Retype the listing that follows, exactly as written.

## begin DATA SECTION

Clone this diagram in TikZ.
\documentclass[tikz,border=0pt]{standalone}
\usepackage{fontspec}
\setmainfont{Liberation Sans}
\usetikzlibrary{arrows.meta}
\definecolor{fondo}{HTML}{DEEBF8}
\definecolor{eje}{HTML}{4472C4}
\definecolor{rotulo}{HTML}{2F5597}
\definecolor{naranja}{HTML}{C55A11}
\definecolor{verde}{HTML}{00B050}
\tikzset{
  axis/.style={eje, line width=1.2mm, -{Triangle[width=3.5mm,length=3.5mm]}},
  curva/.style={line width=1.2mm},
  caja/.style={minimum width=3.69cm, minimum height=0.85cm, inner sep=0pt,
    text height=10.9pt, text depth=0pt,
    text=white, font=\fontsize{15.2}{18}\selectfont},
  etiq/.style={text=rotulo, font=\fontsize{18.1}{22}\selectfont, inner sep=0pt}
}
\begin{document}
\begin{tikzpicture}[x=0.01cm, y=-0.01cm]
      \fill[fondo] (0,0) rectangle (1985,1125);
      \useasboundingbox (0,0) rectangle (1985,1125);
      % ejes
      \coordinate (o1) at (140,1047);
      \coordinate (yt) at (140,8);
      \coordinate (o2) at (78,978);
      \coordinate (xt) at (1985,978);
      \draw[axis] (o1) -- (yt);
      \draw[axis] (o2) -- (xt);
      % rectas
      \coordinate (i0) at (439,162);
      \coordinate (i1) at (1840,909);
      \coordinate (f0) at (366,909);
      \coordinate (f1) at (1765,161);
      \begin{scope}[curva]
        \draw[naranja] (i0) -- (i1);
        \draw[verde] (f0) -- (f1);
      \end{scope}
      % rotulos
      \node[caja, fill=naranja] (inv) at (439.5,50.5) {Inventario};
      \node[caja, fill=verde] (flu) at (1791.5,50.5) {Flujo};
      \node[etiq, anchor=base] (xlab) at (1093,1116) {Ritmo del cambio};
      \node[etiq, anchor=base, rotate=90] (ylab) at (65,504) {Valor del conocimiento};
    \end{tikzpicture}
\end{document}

## end DATA SECTION

→ SOLUTION TO THIS EXERCISE:
Clone this diagram in TikZ.
\documentclass[tikz,border=0pt]{standalone}
\usepackage{fontspec}
\setmainfont{Liberation Sans}
\usetikzlibrary{arrows.meta}
\definecolor{fondo}{HTML}{DEEBF8}
\definecolor{eje}{HTML}{4472C4}
\definecolor{rotulo}{HTML}{2F5597}
\definecolor{naranja}{HTML}{C55A11}
\definecolor{verde}{HTML}{00B050}
\tikzset{
  axis/.style={eje, line width=1.2mm, -{Triangle[width=3.5mm,length=3.5mm]}},
  curva/.style={line width=1.2mm},
  caja/.style={minimum width=3.69cm, minimum height=0.85cm, inner sep=0pt,
    text height=10.9pt, text depth=0pt,
    text=white, font=\fontsize{15.2}{18}\selectfont},
  etiq/.style={text=rotulo, font=\fontsize{18.1}{22}\selectfont, inner sep=0pt}
}
\begin{document}
\begin{tikzpicture}[x=0.01cm, y=-0.01cm]
      \fill[fondo] (0,0) rectangle (1985,1125);
      \useasboundingbox (0,0) rectangle (1985,1125);
      % ejes
      \coordinate (o1) at (140,1047);
      \coordinate (yt) at (140,8);
      \coordinate (o2) at (78,978);
      \coordinate (xt) at (1985,978);
      \draw[axis] (o1) -- (yt);
      \draw[axis] (o2) -- (xt);
      % rectas
      \coordinate (i0) at (439,162);
      \coordinate (i1) at (1840,909);
      \coordinate (f0) at (366,909);
      \coordinate (f1) at (1765,161);
      \begin{scope}[curva]
        \draw[naranja] (i0) -- (i1);
        \draw[verde] (f0) -- (f1);
      \end{scope}
      % rotulos
      \node[caja, fill=naranja] (inv) at (439.5,50.5) {Inventario};
      \node[caja, fill=verde] (flu) at (1791.5,50.5) {Flujo};
      \node[etiq, anchor=base] (xlab) at (1093,1116) {Ritmo del cambio};
      \node[etiq, anchor=base, rotate=90] (ylab) at (65,504) {Valor del conocimiento};
    \end{tikzpicture}
\end{document}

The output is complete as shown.